Проблема в том, что иногда ты оступаешься. Иногда чувствуешь слишком много или опускаешь защиту. Иногда твой пациент — сын твоего лучшего друга, который обратился к тебе, потому что верил, что в твоих силах спасти его. И ты уверен, что у тебя есть ответы, но из-за личного характера этих отношений теряешь бдительность и подвергаешь себя риску упустить что-то.
Линси слабо улыбается мне.
— Леннон сейчас чувствует себя прекрасно, но, как ты знаешь, с этой болезнью она будет иметь дело всю жизнь. И она не сдается. После того, как ей стало лучше, прошло немало времени, прежде чем она вышла из полной изоляции, она отказывалась участвовать в школьных мероприятиях и не хотела разговаривать с родителями. Я была единственной, кому она доверяла, и боль, которую она испытывала из-за того, что не могла чувствовать себя нормальным ребенком, стала для нее суровым испытанием.
Я киваю, глядя на Линси, тем временем так много вещей встает на свои места.
— Это из-за Леннон ты вернулась в колледж, чтобы получить степень по детской психологии?
Линси кивает и смотрит на племянницу, по ее щеке скатывается слезинка.
— Мой опыт общения с ней и ее болезнью лег в основу моей диссертации. Я мало что могла для нее сделать, когда она переживала все эмоции больного ребенка. Ей нужно было нечто большее, чем просто еще один взрослый, который разговаривал бы с ней. Ей нужно было быть рядом с другими детьми, которые имели дело с проблемами, взрослыми проблемами, как ты сказал, происходящими в теле ребенка, чтобы она чувствовала себя менее одинокой, понимаешь?

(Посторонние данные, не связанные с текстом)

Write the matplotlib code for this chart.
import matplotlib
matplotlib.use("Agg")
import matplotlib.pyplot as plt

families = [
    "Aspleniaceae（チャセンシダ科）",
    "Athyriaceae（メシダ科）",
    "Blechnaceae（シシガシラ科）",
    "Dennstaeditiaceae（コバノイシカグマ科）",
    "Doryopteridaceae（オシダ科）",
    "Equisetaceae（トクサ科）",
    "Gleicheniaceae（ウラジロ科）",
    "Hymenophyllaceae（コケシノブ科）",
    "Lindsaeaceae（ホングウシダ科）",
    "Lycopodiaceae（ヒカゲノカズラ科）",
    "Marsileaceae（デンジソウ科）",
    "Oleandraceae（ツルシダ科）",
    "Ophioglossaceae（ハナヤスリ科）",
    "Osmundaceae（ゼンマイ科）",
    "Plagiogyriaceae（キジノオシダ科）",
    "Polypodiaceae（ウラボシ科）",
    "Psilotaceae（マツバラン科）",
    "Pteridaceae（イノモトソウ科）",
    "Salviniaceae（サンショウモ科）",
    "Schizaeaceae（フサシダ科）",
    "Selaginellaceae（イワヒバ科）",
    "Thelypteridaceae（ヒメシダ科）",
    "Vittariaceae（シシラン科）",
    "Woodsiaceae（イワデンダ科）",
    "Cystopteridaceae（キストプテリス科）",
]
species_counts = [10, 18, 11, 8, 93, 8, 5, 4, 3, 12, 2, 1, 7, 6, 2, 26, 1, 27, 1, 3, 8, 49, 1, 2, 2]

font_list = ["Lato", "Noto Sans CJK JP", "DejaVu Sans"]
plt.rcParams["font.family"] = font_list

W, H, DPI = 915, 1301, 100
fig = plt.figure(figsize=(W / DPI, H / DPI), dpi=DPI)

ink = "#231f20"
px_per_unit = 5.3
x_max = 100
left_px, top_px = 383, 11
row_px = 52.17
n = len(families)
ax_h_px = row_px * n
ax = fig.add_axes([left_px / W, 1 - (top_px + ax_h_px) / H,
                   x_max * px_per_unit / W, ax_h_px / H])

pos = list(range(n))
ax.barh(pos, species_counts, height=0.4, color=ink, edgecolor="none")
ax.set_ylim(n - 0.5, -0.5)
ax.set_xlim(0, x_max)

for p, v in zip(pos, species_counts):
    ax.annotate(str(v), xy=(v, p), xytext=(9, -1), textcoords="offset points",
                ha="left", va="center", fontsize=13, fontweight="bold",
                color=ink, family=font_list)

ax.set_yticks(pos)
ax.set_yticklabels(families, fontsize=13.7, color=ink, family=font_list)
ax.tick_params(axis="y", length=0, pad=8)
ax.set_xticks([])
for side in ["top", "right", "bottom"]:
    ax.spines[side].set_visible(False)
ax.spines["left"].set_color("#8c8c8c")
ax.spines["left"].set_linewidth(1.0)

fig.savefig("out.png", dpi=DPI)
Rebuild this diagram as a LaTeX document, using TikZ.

Боль в груди распространяется, когда я смотрю на женщину, которая продолжает удивлять меня своей непоколебимой готовностью просто... жить. Она такая храбрая, сильная и уязвимая, что не знаю, смог бы я стать когда-нибудь таким. От этого трудно отвести взгляд.
Я касаюсь щеки Линси, проводя подушечкой большого пальца по влажному следу, оставленному слезами.
— Ты ведь из-за Леннон хочешь открыть собственную клинику?
Она кивает и неуверенно улыбается.
— Те времена были такими страшными для нее и всех нас. Я считаю, что открытие такой клиники, какую хочу открыть я, поможет стольким детям и семьям.
Я долго смотрю в ее карие глаза, поражаясь тому, что из всех женщин, с кем у меня мог быть ребенок, этой женщиной стала именно она.
— Джонс, ты единственная в своем роде, ты в курсе?
Она выдыхает через нос и пытается отшутиться от моих слов:
— Это хорошо или плохо?
— Хорошо. — Я пригвождаю ее серьезным взглядом. — Потому что ты не закрываешься от своих страхов. Они толкают тебя вперед.
Все веселье с ее лица исчезает, когда наши взгляды встречаются. Я наклоняюсь над двумя спящими девочками и притягиваю Линси ближе, чтобы прижаться губами к ее губам. Мне нужно это прикосновение. Нужен этот момент. Нужно почувствовать все, чем сейчас обладает Линси, — доброту, оптимизм, свет. Она — олицетворение надежды. Знак того, что в этом мире есть люди с открытыми душами и открытыми умами, каждый день рискующие своим сердцем и живущие, чтобы рассказать людям свою историю. Линси Джонс — это все, кем я хотел бы стать.